We are just completing the presidential administration of Barack Obama, a man born in the 1960s but not much affected by them. Jeb Bush announced his presidential candidacy June 15; he passed his prep-school years in the 1960s aimlessly; he was, in his own words, “a cynical little turd.”

But make no mistake. The 1960s shaped the Bush family — and Bush’s main Democratic rival in 2016.

It was in the 1960s that Bush’s father, George H.W. Bush, assumed the chairmanship of the Republican Party in Harris County, Texas, at a time when there were basically no Republicans in Houston. In that decade he won a House seat and began the flowering of the Republican Party in the Lone Star State, which was dominated by Lyndon Johnson in the 1960s, but which has voted Republican in the past nine presidential elections and has had Republican governors for 28 of the past 36 years. Today, both senators and 25 of the 36 House members are Republicans, while Republicans hold majorities of about 2-to-1 in both chambers of the Legislature.

It also was in that decade that George W. Bush — cheerleader and fraternity president — had a devastating conversation with a leading liberal at Yale, the chaplain William Sloan Coffin, that marked him for life and confirmed his conservative impulses.

Meanwhile, 120 miles away, students at Wellesley College pressed the college president, Ruth Adams, to permit a student for the first time to speak at commencement. Adams spoke of this at the 1969 graduation ceremonies, saying, “There was no debate so far as I could ascertain as to who their spokesman was to be: Miss Hillary Rodham.” The onetime Goldwater Girl from the quiet Chicago suburbs, shaped by the Vietnam War and the beginnings of the feminist movement, delivered a speech that her classmates remember with stunning vividness even now, 46 years later.

We are still defining the 1960s, still seeking the decade’s meaning, though we must acknowledge two elements of consensus. The first is that the civil rights movement changed the country, inalterably and favorably. The second is that there were as many versions of the 1960s as there were people who lived in the decade, some of whom were molded by its new freedoms and sense of rebellion, some of whom merely, as the Doobie Brothers would croon shortly thereafter, listened to the music. Less than 0.01 percent danced naked in the moonlight.

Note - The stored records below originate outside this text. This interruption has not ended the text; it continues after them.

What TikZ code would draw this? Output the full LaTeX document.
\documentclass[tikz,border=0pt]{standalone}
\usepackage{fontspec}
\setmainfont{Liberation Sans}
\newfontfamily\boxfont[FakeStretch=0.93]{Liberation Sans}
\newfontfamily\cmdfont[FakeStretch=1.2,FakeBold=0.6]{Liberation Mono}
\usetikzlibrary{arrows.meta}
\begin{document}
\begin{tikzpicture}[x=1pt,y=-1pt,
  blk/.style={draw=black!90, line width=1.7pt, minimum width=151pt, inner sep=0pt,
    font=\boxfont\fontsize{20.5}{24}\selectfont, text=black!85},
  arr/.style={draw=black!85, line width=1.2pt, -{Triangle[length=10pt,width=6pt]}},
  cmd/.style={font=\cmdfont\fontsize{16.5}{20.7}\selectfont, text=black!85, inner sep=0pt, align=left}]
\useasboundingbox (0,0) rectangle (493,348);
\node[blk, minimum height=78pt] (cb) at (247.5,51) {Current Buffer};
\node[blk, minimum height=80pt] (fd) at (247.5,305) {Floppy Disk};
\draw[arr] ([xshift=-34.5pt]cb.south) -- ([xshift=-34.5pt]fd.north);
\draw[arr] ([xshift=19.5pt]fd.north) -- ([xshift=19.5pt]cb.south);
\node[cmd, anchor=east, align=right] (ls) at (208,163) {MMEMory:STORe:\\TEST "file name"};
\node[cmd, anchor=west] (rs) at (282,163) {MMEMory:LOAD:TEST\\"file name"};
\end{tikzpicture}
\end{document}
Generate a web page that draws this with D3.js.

But while the popular vision of the period is one of rights and rebellion, it also was one of icons and ideology — and the icons and ideology of the right may be as powerful in our national life today as the icons and ideology of the left that have been far more celebrated in our national folklore.

For the period began with the chivalric heroism of Kennedy, but the figure who may be as important — no, not his rival and the president who ended the decade, Richard Nixon — was the man elected governor of California in 1966. The period following the 1960s was pockmarked by Watergate, but it’s really been a struggle between the Kennedy vision and the Ronald Reagan vision.

Leave aside for a moment the notion that until 1963 — when in two remarkable June addresses Kennedy confronted the tragedy of America’s racial history and the futility of the Cold War — JFK was something of a conservative. The notes of the Kennedy trumpet that summoned us to idealism and national purpose are today often played on the Victrola of nostalgia. The soundtrack of Reaganism is played through Spotify.

This struggle among the various versions of the 1960s continues today. And while Texas is a reliably red state, Reagan’s California is devoutly blue, having voted Democratic in the past six presidential elections and almost certainly going Democratic in 2016. Both of this state’s senators are Democrats, as is the governor, Jerry Brown.

Brown, 77, is in his 13th year as California’s chief executive. It was in the 1960s that he left the Jesuit novitiate and enrolled at the University of California at Berkeley. And while many things can be said about him, no one disputes that Brown is a child of the 1960s, and that in itself makes him interesting.

David Shribman is executive editor of the Pittsburgh Post-Gazette.